South Australia is very good at the moment I think they’ve got a mining boom going to come through which obviously people are already starting to talk about, so South Australia’s been good with us in both rentals as well as franchise sales. Same with Perth. Queensland I think will turn around, we’ve got that $5 billion [in reconstruction funds] that needs to be used to rebuild the country. So I don’t think we’re far away but definitely another year.

With Sydney being so multicultural now I don’t think my franchise system is developed enough, I’m not marketing to all cultures in Sydney which is probably stopping me more than anything else. I know that my franchisee applicants that are applying online and through other methods have changed completely to 10 years ago when I used to sell Sydney.

And on franchise recruitment, how’s it tracking?

Franchise recruitment is definitely up. We use mainly online now, that’s it. What we’re doing is focusing on our customer base who rents from as our prospective franchisees and online advertising. Completely different to 10 years ago. Ten years ago I had full print pages everywhere, I had to be in Sydney weekend papers, I had to be in local papers. But we just don’t think that’s required anymore.

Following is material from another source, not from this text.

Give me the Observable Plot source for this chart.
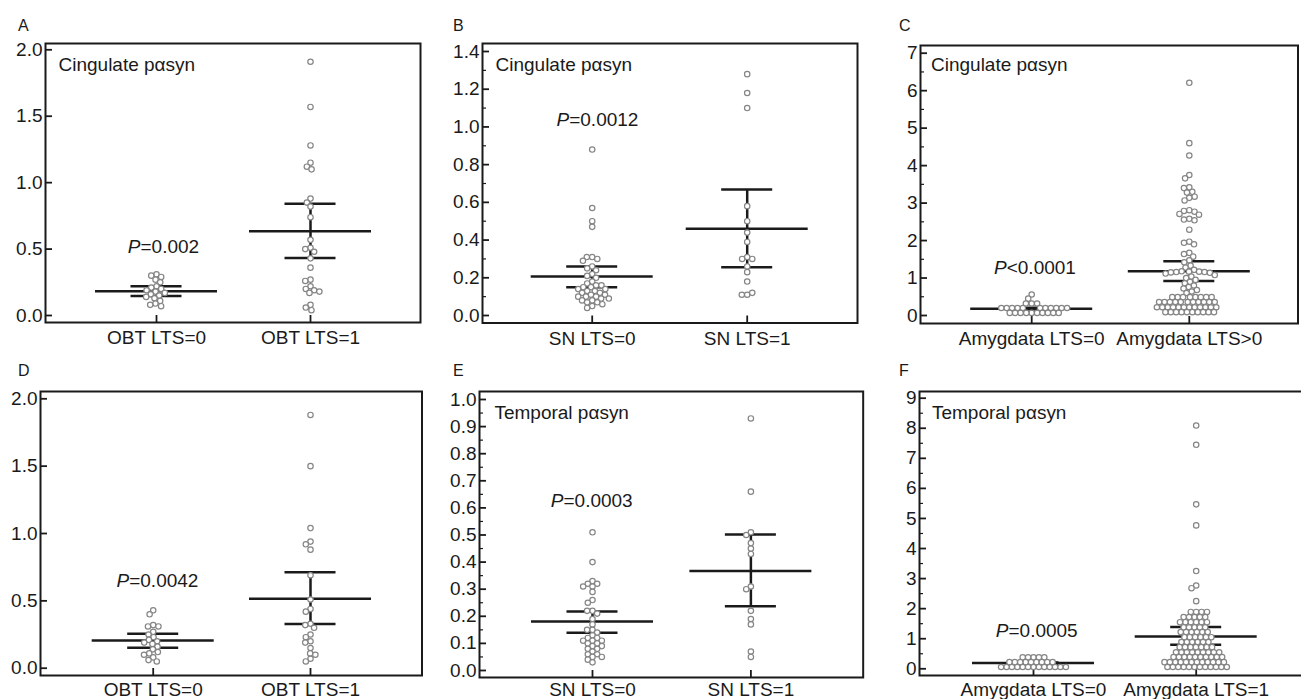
<!DOCTYPE html>
<html>
<head>
<meta charset="utf-8">
<script src="https://cdn.jsdelivr.net/npm/d3@7"></script>
<script src="https://cdn.jsdelivr.net/npm/@observablehq/plot@0.6"></script>
<style>
  html, body { margin: 0; padding: 0; background: #fff; }
  body { width: 1301px; height: 699px; overflow: hidden; position: relative;
         font-family: "Liberation Sans", Arial, sans-serif; color: #1a1a1a; }
  .panel { position: absolute; }
  .letter { position: absolute; font-size: 16px; line-height: 16px; }
</style>
</head>
<body>
<script>
// ---------- Panel A : Cingulate, OBT ----------
const groupsA = ["OBT LTS=0", "OBT LTS=1"];
const valuesA0 = [0.31, 0.30, 0.29, 0.27, 0.25, 0.22, 0.21, 0.20, 0.19, 0.18, 0.17, 0.16, 0.15, 0.14, 0.13, 0.11, 0.09, 0.08, 0.07];
const valuesA1 = [1.91, 1.57, 1.28, 1.15, 1.12, 1.10, 0.88, 0.85, 0.82, 0.74, 0.57, 0.51, 0.50, 0.48, 0.43, 0.36, 0.27, 0.26, 0.22, 0.20, 0.19, 0.18, 0.17, 0.08, 0.06, 0.04];
const meanA = [0.183, 0.635];
const lowA = [0.146, 0.432];
const highA = [0.221, 0.841];
const ticksA = [0, 0.5, 1.0, 1.5, 2.0];

// ---------- Panel B : Cingulate, SN ----------
const groupsB = ["SN LTS=0", "SN LTS=1"];
const valuesB0 = [0.88, 0.57, 0.50, 0.47, 0.31, 0.31, 0.30, 0.29, 0.26, 0.25, 0.24, 0.22, 0.21, 0.20, 0.18, 0.17, 0.16, 0.16, 0.15, 0.15, 0.14, 0.14, 0.13, 0.13, 0.12, 0.12, 0.11, 0.11, 0.10, 0.10, 0.10, 0.09, 0.09, 0.08, 0.08, 0.07, 0.07, 0.06, 0.05, 0.04];
const valuesB1 = [1.28, 1.18, 1.10, 0.58, 0.50, 0.44, 0.39, 0.31, 0.30, 0.30, 0.26, 0.23, 0.18, 0.11, 0.11, 0.12];
const meanB = [0.207, 0.46];
const lowB = [0.150, 0.256];
const highB = [0.260, 0.668];
const ticksB = [0, 0.2, 0.4, 0.6, 0.8, 1.0, 1.2, 1.4];
const minorB = [0.1, 0.3, 0.5, 0.7, 0.9, 1.1, 1.3];

// ---------- Panel C : Cingulate, Amygdala ----------
const groupsC = ["Amygdata LTS=0", "Amygdata LTS>0"];
const valuesC0 = [0.56, 0.45, 0.32, 0.32, 0.32,
  0.20, 0.20, 0.20, 0.20, 0.20, 0.20, 0.20, 0.20, 0.20, 0.20, 0.20,
  0.07, 0.07, 0.07, 0.07, 0.07, 0.07, 0.07, 0.07, 0.07, 0.07];
const valuesC1 = [6.21, 4.60, 4.27, 3.75, 3.66, 3.42, 3.40, 3.30, 3.28, 3.17, 3.14, 3.07, 2.81, 2.79, 2.77, 2.71, 2.69, 2.58, 2.56, 2.54, 2.29, 1.97, 1.94, 1.90, 1.67, 1.64, 1.57, 1.47, 1.42,
  1.33, 1.28, 1.22, 1.18, 1.17, 1.17, 1.16, 1.16, 1.15, 1.14, 1.12, 1.08, 1.04, 1.00, 0.95, 0.90, 0.86, 0.80, 0.76, 0.72, 0.68, 0.64, 0.60,
  0.49, 0.49, 0.49, 0.49, 0.49, 0.49, 0.49, 0.49,
  0.36, 0.36, 0.36, 0.36, 0.36, 0.36, 0.36, 0.36, 0.36, 0.36, 0.36,
  0.22, 0.22, 0.22, 0.22, 0.22, 0.22, 0.22, 0.22, 0.22, 0.22, 0.22, 0.22,
  0.09, 0.09, 0.09, 0.09, 0.09, 0.09, 0.09, 0.09, 0.09, 0.09];
const meanC = [0.18, 1.18];
const lowC = [0.16, 0.92];
const highC = [0.21, 1.45];
const ticksC = [0, 1, 2, 3, 4, 5, 6, 7];
const minorC = [0.5, 1.5, 2.5, 3.5, 4.5, 5.5, 6.5];

// ---------- Panel D : OBT (no region label) ----------
const groupsD = ["OBT LTS=0", "OBT LTS=1"];
const valuesD0 = [0.43, 0.40, 0.32, 0.31, 0.31, 0.27, 0.25, 0.23, 0.21, 0.20, 0.19, 0.18, 0.16, 0.14, 0.12, 0.11, 0.10, 0.08, 0.06, 0.05];
const valuesD1 = [1.88, 1.50, 1.04, 0.94, 0.92, 0.88, 0.69, 0.51, 0.44, 0.42, 0.33, 0.32, 0.30, 0.25, 0.23, 0.20, 0.19, 0.15, 0.11, 0.10, 0.07, 0.05];
const meanD = [0.205, 0.515];
const lowD = [0.151, 0.329];
const highD = [0.255, 0.713];
const ticksD = [0, 0.5, 1.0, 1.5, 2.0];

// ---------- Panel E : Temporal, SN ----------
const groupsE = ["SN LTS=0", "SN LTS=1"];
const valuesE0 = [0.51, 0.40, 0.33, 0.32, 0.32, 0.31, 0.31, 0.29, 0.26, 0.25, 0.22, 0.22, 0.21, 0.19, 0.17, 0.15, 0.15, 0.14, 0.13, 0.12, 0.12, 0.11, 0.11, 0.11, 0.10, 0.10, 0.09, 0.09, 0.08, 0.08, 0.07, 0.06, 0.06, 0.05, 0.05, 0.04, 0.03];
const valuesE1 = [0.93, 0.66, 0.51, 0.50, 0.47, 0.45, 0.43, 0.31, 0.30, 0.22, 0.19, 0.17, 0.07, 0.05];
const meanE = [0.181, 0.367];
const lowE = [0.139, 0.237];
const highE = [0.218, 0.502];
const ticksE = [0, 0.1, 0.2, 0.3, 0.4, 0.5, 0.6, 0.7, 0.8, 0.9, 1.0];
const minorE = [0.05, 0.15, 0.25, 0.35, 0.45, 0.55, 0.65, 0.75, 0.85, 0.95];

// ---------- Panel F : Temporal, Amygdala ----------
const groupsF = ["Amygdata LTS=0", "Amygdata LTS=1"];
const valuesF0 = [0.38, 0.38, 0.38, 0.38, 0.38,
  0.22, 0.22, 0.22, 0.22, 0.22, 0.22, 0.22, 0.22, 0.22,
  0.06, 0.06, 0.06, 0.06, 0.06, 0.06, 0.06, 0.06, 0.06, 0.06, 0.06, 0.06, 0.06];
const valuesF1 = [8.09, 7.45, 5.47, 4.77, 3.25, 2.77, 2.68, 2.25,
  1.89, 1.89, 1.89, 1.89,
  1.72, 1.72, 1.72, 1.72, 1.72,
  1.55, 1.55, 1.55, 1.55, 1.55, 1.55,
  1.38, 1.38, 1.38, 1.38, 1.38,
  1.22, 1.22, 1.22, 1.22, 1.22, 1.22,
  1.05, 1.05, 1.05, 1.05, 1.05, 1.05,
  0.89, 0.89, 0.89, 0.89, 0.89, 0.89,
  0.72, 0.72, 0.72, 0.72, 0.72, 0.72, 0.72,
  0.55, 0.55, 0.55, 0.55, 0.55, 0.55, 0.55, 0.55, 0.55,
  0.39, 0.39, 0.39, 0.39, 0.39, 0.39, 0.39, 0.39, 0.39, 0.39,
  0.22, 0.22, 0.22, 0.22, 0.22, 0.22, 0.22, 0.22, 0.22, 0.22, 0.22, 0.22,
  0.06, 0.06, 0.06, 0.06, 0.06, 0.06, 0.06, 0.06, 0.06, 0.06, 0.06, 0.06];
const meanF = [0.19, 1.075];
const lowF = [0.17, 0.80];
const highF = [0.21, 1.386];
const ticksF = [0, 1, 2, 3, 4, 5, 6, 7, 8, 9];
const minorF = [0.5, 1.5, 2.5, 3.5, 4.5, 5.5, 6.5, 7.5, 8.5];

// ---------- annotation texts ----------
const regionLabels = ["Cingulate p\u03b1syn", "Cingulate p\u03b1syn", "Cingulate p\u03b1syn", null, "Temporal p\u03b1syn", "Temporal p\u03b1syn"];
const pTexts = ["=0.002", "=0.0012", "<0.0001", "=0.0042", "=0.0003", "=0.0005"];
const pYs = [0.514, 1.038, 1.262, 0.646, 0.627, 1.25];
const letters = ["A", "B", "C", "D", "E", "F"];

// ---------- layout (page pixels): frame [left, right, top, bottom], group centres, y pixel of 0 and of max ----------
const layouts = [
  {frame: [45, 420, 43, 322],      centers: [156, 310],       yPx: [315, 49.3],    letter: [18, 18],   pdx: -16, lab: [13, 13.5],   xPad: 15},
  {frame: [482, 857, 43, 322.5],   centers: [591.7, 746.7],   yPx: [315, 51],      letter: [453, 18],  pdx: -23, lab: [13, 13.5],   xPad: 15},
  {frame: [919.5, 1297, 45, 323],  centers: [1030.7, 1188.3], yPx: [315, 52.7],    letter: [899, 18],  pdx: -25, lab: [10.5, 11.5], xPad: 15},
  {frame: [40, 421.5, 391, 675],   centers: [152.7, 310],     yPx: [667.7, 398.3], letter: [18, 363],  pdx: -24, lab: [13, 13.5],   xPad: 14},
  {frame: [479.3, 863, 391, 677],  centers: [592.3, 750.7],   yPx: [670, 399],     letter: [453, 363], pdx: -29, lab: [15, 14],     xPad: 12},
  {frame: [919.3, 1304, 391, 675], centers: [1033.3, 1196],   yPx: [668.3, 397.7], letter: [899, 363], pdx: -25, lab: [12.5, 14],   xPad: 14}
];

const panels = [
  {groups: groupsA, values: [valuesA0, valuesA1], mean: meanA, low: lowA, high: highA, ticks: ticksA, minor: [], fmt: d3.format(".1f"), ymax: 2.0},
  {groups: groupsB, values: [valuesB0, valuesB1], mean: meanB, low: lowB, high: highB, ticks: ticksB, minor: minorB, fmt: d3.format(".1f"), ymax: 1.4},
  {groups: groupsC, values: [valuesC0, valuesC1], mean: meanC, low: lowC, high: highC, ticks: ticksC, minor: minorC, fmt: d3.format("d"), ymax: 7},
  {groups: groupsD, values: [valuesD0, valuesD1], mean: meanD, low: lowD, high: highD, ticks: ticksD, minor: [], fmt: d3.format(".1f"), ymax: 2.0},
  {groups: groupsE, values: [valuesE0, valuesE1], mean: meanE, low: lowE, high: highE, ticks: ticksE, minor: minorE, fmt: d3.format(".1f"), ymax: 1.0},
  {groups: groupsF, values: [valuesF0, valuesF1], mean: meanF, low: lowF, high: highF, ticks: ticksF, minor: minorF, fmt: d3.format("d"), ymax: 9}
];

const INK = "#1a1a1a";
const DOT = "#858585";
const R = 2.7;

panels.forEach((p, k) => {
  const L = layouts[k];
  const mL = 40, mR = 4, mT = 4, mB = 30;
  const [fL, fR, fT, fB] = L.frame;
  const svgLeft = fL - mL, svgTop = fT - mT;
  const width = fR - fL + mL + mR;
  const height = Math.min(fB - fT + mT + mB, 699 - svgTop);
  const mBottom = height - (fB - fT + mT);
  const W = fR - fL, mid = (fL + fR) / 2;
  // x is measured in pixels from the middle of the frame; groups sit at these x positions
  const xg = L.centers.map(c => c - mid);

  const stats = p.groups.map((g, i) => ({x: xg[i], mean: p.mean[i], lo: p.low[i], hi: p.high[i]}));
  const pData = [{x: xg[0] + L.pdx, y: pYs[k], t: pTexts[k]}];

  const marks = [
    Plot.frame({stroke: INK, strokeWidth: 2}),
    Plot.axisY({ticks: p.ticks, tickFormat: p.fmt, tickSize: -7, tickPadding: 10, strokeWidth: 1.8, label: null, fill: INK}),
    p.minor.length ? Plot.axisY({ticks: p.minor, tickFormat: () => "", tickSize: -4, tickPadding: 0, strokeWidth: 1.2, label: null}) : null,
    Plot.axisX({anchor: "bottom", ticks: xg, tickFormat: d => p.groups[xg.indexOf(d)], tickSize: -7, tickPadding: L.xPad, strokeWidth: 1.8, label: null, fill: INK}),
    Plot.ruleX(stats, {x: "x", y1: "lo", y2: "hi", stroke: INK, strokeWidth: 2.5}),
    Plot.ruleY(stats, {y: "mean", x1: d => d.x - 61, x2: d => d.x + 61, stroke: INK, strokeWidth: 2.5}),
    Plot.ruleY(stats, {y: "lo", x1: d => d.x - 25.5, x2: d => d.x + 25.5, stroke: INK, strokeWidth: 2.5}),
    Plot.ruleY(stats, {y: "hi", x1: d => d.x - 25.5, x2: d => d.x + 25.5, stroke: INK, strokeWidth: 2.5}),
    ...p.values.map((vals, i) => Plot.dot(vals, Plot.dodgeX({anchor: "middle", padding: 0, r: R},
      {y: d => d, r: R, dx: xg[i], fill: "white", stroke: DOT, strokeWidth: 1.2}))),
    Plot.text(pData, {x: "x", y: "y", text: () => "P", textAnchor: "end", fontStyle: "italic", fill: INK}),
    Plot.text(pData, {x: "x", y: "y", text: "t", textAnchor: "start", fill: INK})
  ];
  if (regionLabels[k]) {
    marks.push(Plot.text([regionLabels[k]], {frameAnchor: "top-left", text: d => d,
      dx: L.lab[0], dy: L.lab[1], lineAnchor: "top", textAnchor: "start", fill: INK}));
  }

  const chart = Plot.plot({
    width, height,
    marginLeft: mL, marginRight: mR, marginTop: mT, marginBottom: mBottom,
    style: {fontFamily: "'Liberation Sans', Arial, sans-serif", fontSize: "19px", color: INK, background: "transparent", overflow: "visible"},
    x: {domain: [-W / 2, W / 2]},
    y: {domain: [0, p.ymax], range: [L.yPx[0] - svgTop, L.yPx[1] - svgTop]},
    marks
  });
  chart.classList.add("panel");
  chart.style.left = svgLeft + "px";
  chart.style.top = svgTop + "px";
  document.body.appendChild(chart);

  const lt = document.createElement("div");
  lt.className = "letter";
  lt.textContent = letters[k];
  lt.style.left = L.letter[0] + "px";
  lt.style.top = L.letter[1] + "px";
  document.body.appendChild(lt);
});
</script>
</body>
</html>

Fair enough John, it sounds like you’ feel your getting back on track with a low-cost approach and Stufflers.

Look, Stufflers is something completely different in this market. There’s not too many franchise chains out there that have started a brand new industry. You can say “I just opened up a new franchise chain” as a salon or pizza chain or cleaning mob but there’s nobody that’s done mobile bear business. For us it’s unique, like jumping castles were. There’s nothing to copy so we’ve got nothing to lose.